With respect to plaintiff’s application for a preliminary injunction, defendant states that it had leased to Andrews, Inc. the right to construct the kiosk (snack bar) and that Andrews, Inc. is constructing the same and not defendant. Defendant further states that it has no control over the construction and cannot obey an order of this court to halt the construction or to remove the kiosk (snack bar). It is a well-founded maxim that equity will not decree to be done that which cannot be done or which it cannot enforce ” (Rosano v. Sperber, 64 N. Y. S. 2d 35, 37).

It is manifest that Andrews, Inc., to whom a lease was granted to construct kiosks (snack bars) on the mall, is an interested party in this action and its rights will be seriously affected by any order this court may grant against defendant. “ The' gen*900eral rule in equity is that all persons interested in the subject matter of the action should be joined ” (Realty Assoc. v. Stoothoff, 258 App. Div. 462, 463), and “ that a court of equity, in the absence of all parties necessary for a complete determination of the controversy tendered by the action will not assume jurisdiction. ” (Issaia v. Russo-Asiatic Bank, 155 Misc. 495, 498.)

Andrews, Inc., if joined as a party herein, may claim rights that may bar this action.
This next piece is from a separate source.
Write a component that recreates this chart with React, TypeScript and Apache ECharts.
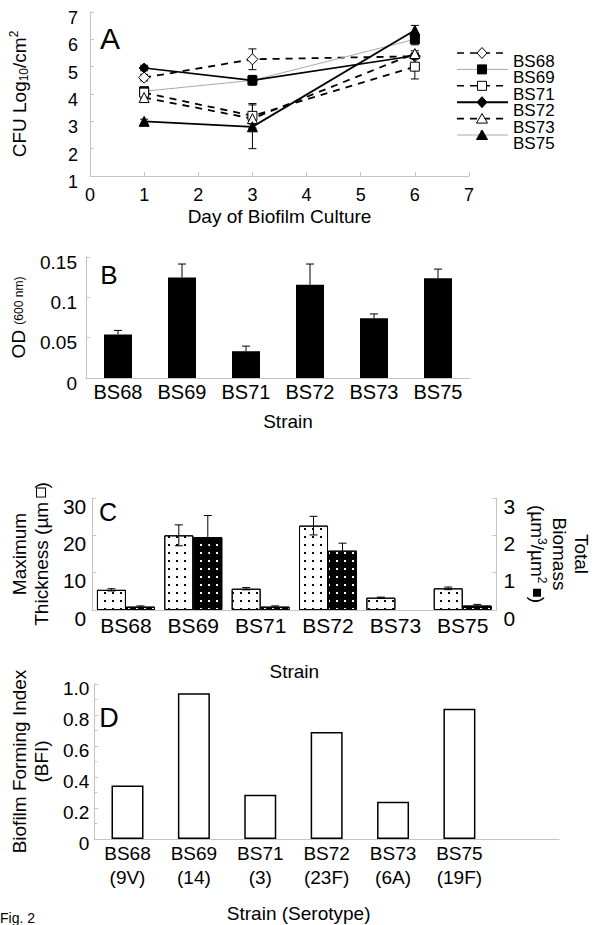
import React, { useEffect, useRef } from 'react';
import * as echarts from 'echarts';

// ---------- data ----------
const strains = ['BS68', 'BS69', 'BS71', 'BS72', 'BS73', 'BS75'];
const serotypes = ['9V', '14', '3', '23F', '6A', '19F'];
const days = [1, 3, 6];

// Panel A: CFU log10/cm2 per day (1, 3, 6) and error half-widths
const cfuBS68 = [4.6, 5.27, 5.38];
const cfuBS69 = [4.1, 4.5, 6.0];
const cfuBS71 = [4.05, 3.2, 5.0];
const cfuBS72 = [4.95, 4.5, 5.4];
const cfuBS73 = [3.87, 3.1, 5.48];
const cfuBS75 = [3.0, 2.8, 6.33];
const errBS68 = [0.12, 0.38, 0.1];
const errBS69 = [0.1, 0.18, 0.2];
const errBS71 = [0.2, 0.45, 0.45];
const errBS72 = [0.1, 0.1, 0.1];
const errBS73 = [0.18, 0.2, 0.1];
const errBS75 = [0.08, 0.8, 0.18];
const cfuValues = [cfuBS68, cfuBS69, cfuBS71, cfuBS72, cfuBS73, cfuBS75];
const cfuErrors = [errBS68, errBS69, errBS71, errBS72, errBS73, errBS75];

// Panel B: OD (600 nm)
const odValues = [0.054, 0.1247, 0.0332, 0.1155, 0.074, 0.1238];
const odErrors = [0.005, 0.0166, 0.0063, 0.0258, 0.0054, 0.0112];

// Panel C: maximum thickness (µm) and total biomass (µm3/µm2)
const thickness = [5.4, 20.0, 5.7, 22.6, 3.3, 5.8];
const thicknessErr = [0.3, 2.8, 0.3, 2.5, 0.15, 0.35];
const biomass = [0.09, 1.95, 0.09, 1.59, null, 0.12];
const biomassErr = [0.02, 0.58, 0.02, 0.2, 0, 0.03];

// Panel D: biofilm forming index
const bfi = [0.345, 0.94, 0.285, 0.69, 0.24, 0.84];

// ---------- styling ----------
const FONT = '"Liberation Sans", Arial, sans-serif';
const AXIS_GRAY = '#c4c4c4';

type LegendStyle = { dash: number[] | null; color: string; width: number; symbol: string; fill: boolean; plotColor: string; plotWidth: number; size: number };
const strainStyles: LegendStyle[] = [
  { dash: [7, 6], color: '#000', width: 1.6, symbol: 'diamond', fill: false, plotColor: '#000', plotWidth: 1.8, size: 11 },
  { dash: null, color: '#aaa', width: 1, symbol: 'rect', fill: true, plotColor: '#aaa', plotWidth: 1, size: 9 },
  { dash: [7, 6], color: '#000', width: 1.6, symbol: 'rect', fill: false, plotColor: '#000', plotWidth: 1.8, size: 9 },
  { dash: null, color: '#000', width: 2, symbol: 'diamond', fill: true, plotColor: '#000', plotWidth: 1.6, size: 10 },
  { dash: [7, 6], color: '#000', width: 1.6, symbol: 'triangle', fill: false, plotColor: '#000', plotWidth: 1.8, size: 10 },
  { dash: null, color: '#aaa', width: 1, symbol: 'triangle', fill: true, plotColor: '#000', plotWidth: 1.8, size: 10 },
];

function axisBase() {
  return {
    axisLine: { show: true, lineStyle: { color: AXIS_GRAY, width: 1 } },
    axisTick: { show: true, inside: true, length: 4, lineStyle: { color: AXIS_GRAY } },
    splitLine: { show: false },
  };
}

function errRender(offset: number, capHalf: number, upOnly: boolean) {
  return (params: any, api: any) => {
    const x = api.value(0);
    const y = api.value(1);
    const e = api.value(2);
    if (y == null || isNaN(y)) return null;
    const top = api.coord([x, y + e]);
    const bot = api.coord([x, upOnly ? y : y - e]);
    const cx = top[0] + offset;
    const style = { stroke: '#000', lineWidth: 1 };
    const children: any[] = [
      { type: 'line', shape: { x1: cx, y1: top[1], x2: cx, y2: bot[1] }, style },
      { type: 'line', shape: { x1: cx - capHalf, y1: top[1], x2: cx + capHalf, y2: top[1] }, style },
    ];
    if (!upOnly) {
      children.push({ type: 'line', shape: { x1: cx - capHalf, y1: bot[1], x2: cx + capHalf, y2: bot[1] }, style });
    }
    return { type: 'group', children };
  };
}

function markerGraphic(symbol: string, fill: boolean, cx: number, cy: number) {
  const style = { fill: fill ? '#000' : '#fff', stroke: '#000', lineWidth: 1 };
  if (symbol === 'rect') {
    return { type: 'rect', shape: { x: cx - 4.5, y: cy - 4.5, width: 9, height: 9 }, style, z: 10 };
  }
  if (symbol === 'diamond') {
    return { type: 'polygon', shape: { points: [[cx, cy - 5.5], [cx + 5, cy], [cx, cy + 5.5], [cx - 5, cy]] }, style, z: 10 };
  }
  return { type: 'polygon', shape: { points: [[cx, cy - 5], [cx + 5.5, cy + 4.5], [cx - 5.5, cy + 4.5]] }, style, z: 10 };
}

function txt(text: string, x: number, y: number, fontSize: number, align = 'center', lineHeight?: number) {
  return {
    type: 'text',
    x,
    y,
    z: 10,
    style: {
      text,
      fontSize,
      fontFamily: FONT,
      fill: '#000',
      align,
      textAlign: align,
      verticalAlign: 'middle',
      textVerticalAlign: 'middle',
      lineHeight: lineHeight || fontSize + 2,
    },
  };
}

function buildOption() {
  const series: any[] = [];

  // Panel A lines
  strains.forEach((s, i) => {
    const st = strainStyles[i];
    series.push({
      type: 'custom',
      name: s + ' err',
      xAxisIndex: 0,
      yAxisIndex: 0,
      z: 1,
      encode: { x: 0, y: 1 },
      renderItem: errRender(0, 4, false),
      data: days.map((d, k) => [d, cfuValues[i][k], cfuErrors[i][k]]),
    });
    series.push({
      type: 'line',
      name: s,
      xAxisIndex: 0,
      yAxisIndex: 0,
      z: 3,
      symbol: st.symbol,
      symbolSize: st.size,
      data: days.map((d, k) => [d, cfuValues[i][k]]),
      lineStyle: { color: st.plotColor, width: st.plotWidth, type: st.dash ? st.dash : 'solid' },
      itemStyle: { color: st.fill ? '#000' : '#fff', borderColor: '#000', borderWidth: 1 },
    });
  });

  // Panel B
  series.push({
    type: 'bar',
    name: 'OD',
    xAxisIndex: 1,
    yAxisIndex: 1,
    barWidth: 28,
    itemStyle: { color: '#000' },
    data: odValues,
  });
  series.push({
    type: 'custom',
    xAxisIndex: 1,
    yAxisIndex: 1,
    z: 5,
    encode: { x: 0, y: 1 },
    renderItem: errRender(0, 4, true),
    data: odValues.map((v, i) => [i, v, odErrors[i]]),
  });

  // Panel C
  series.push({
    type: 'bar',
    name: 'Maximum Thickness',
    xAxisIndex: 2,
    yAxisIndex: 2,
    barWidth: 29,
    barGap: '0%',
    itemStyle: {
      color: '#fff',
      borderColor: '#000',
      borderWidth: 1,
      decal: { symbol: 'rect', symbolSize: 1, color: '#000', dashArrayX: [1.4, 6], dashArrayY: [1.4, 6], rotation: 0 },
    },
    data: thickness,
  });
  series.push({
    type: 'bar',
    name: 'Total Biomass',
    xAxisIndex: 2,
    yAxisIndex: 3,
    barWidth: 29,
    barGap: '0%',
    itemStyle: {
      color: '#000',
      borderColor: '#000',
      borderWidth: 1,
      decal: { symbol: 'rect', symbolSize: 1, color: '#fff', dashArrayX: [1.4, 5.5], dashArrayY: [1.4, 5.5], rotation: 0 },
    },
    data: biomass,
  });
  series.push({
    type: 'custom',
    xAxisIndex: 2,
    yAxisIndex: 2,
    z: 5,
    encode: { x: 0, y: 1 },
    renderItem: errRender(-14.5, 4, false),
    data: thickness.map((v, i) => [i, v, thicknessErr[i]]),
  });
  series.push({
    type: 'custom',
    xAxisIndex: 2,
    yAxisIndex: 3,
    z: 5,
    encode: { x: 0, y: 1 },
    renderItem: errRender(14.5, 4, false),
    data: biomass.map((v, i) => [i, v, biomassErr[i]]).filter((d) => d[1] != null),
  });

  // Panel D
  series.push({
    type: 'bar',
    name: 'BFI',
    xAxisIndex: 3,
    yAxisIndex: 4,
    barWidth: 32,
    itemStyle: { color: '#fff', borderColor: '#000', borderWidth: 1.5 },
    data: bfi,
  });

  // Graphic: legend for A, panel letters, figure label
  const graphic: any[] = [];
  strains.forEach((s, i) => {
    const st = strainStyles[i];
    const y = 53 + i * 16.4;
    graphic.push({
      type: 'line',
      shape: { x1: 457, y1: y, x2: 508, y2: y },
      style: { stroke: st.color, lineWidth: st.width, lineDash: st.dash || null },
      z: 9,
    });
    graphic.push(markerGraphic(st.symbol, st.fill, 482, y));
    graphic.push(txt(s, 513, y + 8.5, 17, 'left', 15));
  });
  graphic.push(txt('A', 110, 38, 30));
  graphic.push(txt('B', 109, 275, 26));
  graphic.push(txt('C', 108, 512, 25));
  graphic.push(txt('D', 109, 718, 27));
  graphic.push(txt('Fig. 2', 0, 918, 14, 'left', 14));

  const catLabel = (fs: number) => ({ color: '#000', fontSize: fs, fontFamily: FONT });
  // y labels sit a little below their ticks, as in the reference
  const yLabel = (fs: number, margin: number, shift: number) => ({
    color: '#000',
    fontSize: fs,
    fontFamily: FONT,
    margin,
    verticalAlign: 'top',
    lineHeight: shift * 2,
  });

  return {
    animation: false,
    backgroundColor: '#fff',
    textStyle: { fontFamily: FONT, color: '#000' },
    grid: [
      { left: 88, top: 12, width: 381, height: 164 },
      { left: 86, top: 257, width: 384, height: 121 },
      { left: 86, top: 498, width: 413, height: 112 },
      { left: 88, top: 684, width: 471, height: 155 },
    ],
    xAxis: [
      {
        ...axisBase(),
        type: 'value',
        gridIndex: 0,
        min: 0,
        max: 7,
        interval: 1,
        axisLabel: { color: '#000', fontSize: 18, margin: 10 },
        name: 'Day of Biofilm Culture',
        nameLocation: 'middle',
        nameGap: 31,
        nameTextStyle: { fontSize: 19, color: '#000' },
      },
      {
        ...axisBase(),
        type: 'category',
        gridIndex: 1,
        data: strains,
        axisTick: { show: false },
        axisLabel: { ...catLabel(20), margin: 4 },
        name: 'Strain',
        nameLocation: 'middle',
        nameGap: 34,
        nameTextStyle: { fontSize: 19, color: '#000', padding: [0, 0, 0, 20] },
      },
      {
        ...axisBase(),
        type: 'category',
        gridIndex: 2,
        data: strains,
        axisTick: { show: false },
        axisLabel: { ...catLabel(21), margin: 5 },
        name: 'Strain',
        nameLocation: 'middle',
        nameGap: 52,
        nameTextStyle: { fontSize: 19, color: '#000' },
      },
      {
        ...axisBase(),
        type: 'category',
        gridIndex: 3,
        data: [...strains, ''],
        axisTick: { show: false },
        axisLabel: {
          ...catLabel(19),
          margin: 2,
          lineHeight: 24,
          interval: 0,
          formatter: (v: string, idx: number) => (v ? `${v}\n(${serotypes[idx]})` : ''),
        },
        name: 'Strain (Serotype)',
        nameLocation: 'middle',
        nameGap: 65,
        nameTextStyle: { fontSize: 19, color: '#000', padding: [0, 56, 0, 0] },
      },
    ],
    yAxis: [
      {
        ...axisBase(),
        type: 'value',
        gridIndex: 0,
        min: 1,
        max: 7,
        interval: 1,
        axisLabel: yLabel(18, 12, 6),
        name: 'CFU Log{sub|10}/cm{sup|2}',
        nameLocation: 'middle',
        nameGap: 60,
        nameTextStyle: {
          fontSize: 19,
          color: '#000',
          lineHeight: 22,
          rich: {
            sub: { fontSize: 12, verticalAlign: 'bottom', lineHeight: 22, padding: [6, 0, 0, 0] },
            sup: { fontSize: 12, verticalAlign: 'top', lineHeight: 22 },
          },
        },
      },
      {
        ...axisBase(),
        type: 'value',
        gridIndex: 1,
        min: 0,
        max: 0.15,
        interval: 0.05,
        axisLabel: yLabel(19, 9, 5),
        name: 'OD {s|(600 nm)}',
        nameLocation: 'middle',
        nameGap: 58,
        nameTextStyle: {
          fontSize: 19,
          color: '#000',
          rich: { s: { fontSize: 12, fontFamily: FONT } },
        },
      },
      {
        ...axisBase(),
        type: 'value',
        gridIndex: 2,
        min: 0,
        max: 30,
        interval: 10,
        axisLabel: yLabel(21, 6, 8),
        name: 'Maximum\nThickness (µm {box| })',
        nameLocation: 'middle',
        nameGap: 35,
        nameTextStyle: {
          fontSize: 19,
          color: '#000',
          lineHeight: 22,
          rich: { box: { width: 8, height: 8, borderColor: '#000', borderWidth: 1, backgroundColor: '#fff' } },
        },
      },
      {
        ...axisBase(),
        type: 'value',
        gridIndex: 2,
        position: 'right',
        min: 0,
        max: 3,
        interval: 1,
        axisLabel: yLabel(21, 7, 8),
        name: 'Total\nBiomass\n(µm{sp|3}/µm{sp|2} {blk| })',
        nameLocation: 'middle',
        nameRotate: -90,
        nameGap: 27,
        nameTextStyle: {
          fontSize: 19,
          color: '#000',
          lineHeight: 22,
          rich: {
            sp: { fontSize: 12, verticalAlign: 'top', lineHeight: 22 },
            blk: { width: 8, height: 8, backgroundColor: '#000' },
          },
        },
      },
      {
        ...axisBase(),
        type: 'value',
        gridIndex: 3,
        min: 0,
        max: 1,
        interval: 0.2,
        minorTick: { show: true, splitNumber: 2, length: 3, lineStyle: { color: AXIS_GRAY } },
        axisLabel: { ...yLabel(19, 5, 4), formatter: (v: number) => (v === 0 ? '0' : v.toFixed(1)) },
        name: 'Biofilm Forming Index\n(BFI)',
        nameLocation: 'middle',
        nameGap: 38,
        nameTextStyle: { fontSize: 19, color: '#000', lineHeight: 22 },
      },
    ],
    series,
    graphic,
  };
}

export default function App() {
  const ref = useRef<HTMLDivElement>(null);
  useEffect(() => {
    if (!ref.current) return;
    const chart = echarts.init(ref.current, null, { renderer: 'svg' });
    chart.setOption(buildOption() as any);
    return () => chart.dispose();
  }, []);
  return (
    <div
      ref={ref}
      style={{ position: 'absolute', left: 0, top: 0, width: 600, height: 925, background: '#fff' }}
    />
  );
}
If Andrews, Inc. can establish that it had no knowledge, nor is presumed to have knowledge of defendant’s breach of its lease with plaintiff or of plaintiff’s easement in said mall, then plaintiff may only be relegated to an action at law for damages against defendant. (Deepdale Cleaners v. Friedman, 7 A D 2d 926 [2d Dept.]; Fairview Hardware v. Strausman, 9 A D 2d 944 [2d Dept.]; Vamco Corp. v. Majestic Development, 38 Misc 2d 76; and Lemkin v. Gulde, 25 Misc 2d 144, supra, as to possible obligation to make reasonable inquiry of existence of the easement.)

Without Andrews, Inc. as a party to this action this court is unable to finally determine the rights of all of the parties.

Accordingly, plaintiff’s motion for a preliminary injunction is denied.